If only this could be a winning legislative strategy for other key issues - reproductive rights, voting rights, gun control, etc. We’d be better off - and get in a good chuckle in the process.

This Fourth of July demands that we remember who we were and who we are, but also ask difficult questions about what kind of country we aspire to be. Do we trust ourselves enough to openly teach, discuss and debate the hard parts of American history with our children and future generations, or do we move toward an insularity defined by uncritical thinking that cheapens that very history?

Should we expand the right to vote or restrict access, rendering our country less democratic and a perpetual political tinderbox?
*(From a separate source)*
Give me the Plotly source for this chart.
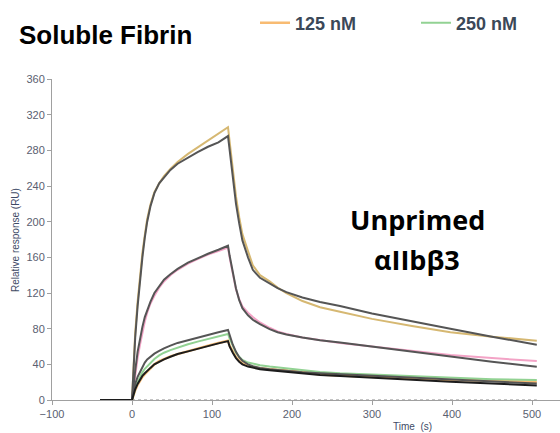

Can we extend citizenship to all women by not only restoring Roe but safeguarding against other ongoing assaults on women's rights and dignity?

Is the story of January 6 an important chapter in the continuing saga of American democracy or will it be the nation's epitaph -- the beginning of an end that could have been avoided if we exhibited more faith in not only our founders but in each other?

At the heart of Independence Day commemorations have always been questions about who we are as Americans. The newly recognized Juneteenth holiday adds an important and unifying historical layer to this narrative; one that finally acknowledges slavery's crucial role in the creation and transformation of the American republic.

I appreciate the Fourth of July for the day off, the chance to gather with loved ones, to eat delicious food, and to watch the seminal Independence Day film (because Jeff Goldblum hacking into alien spaceships brings me great joy). I find it increasingly difficult to be patriotic or celebratory beyond that, and don’t have any words of my own to share about my mixed feelings.

So I’m sharing Peniel E. Joseph’s words instead.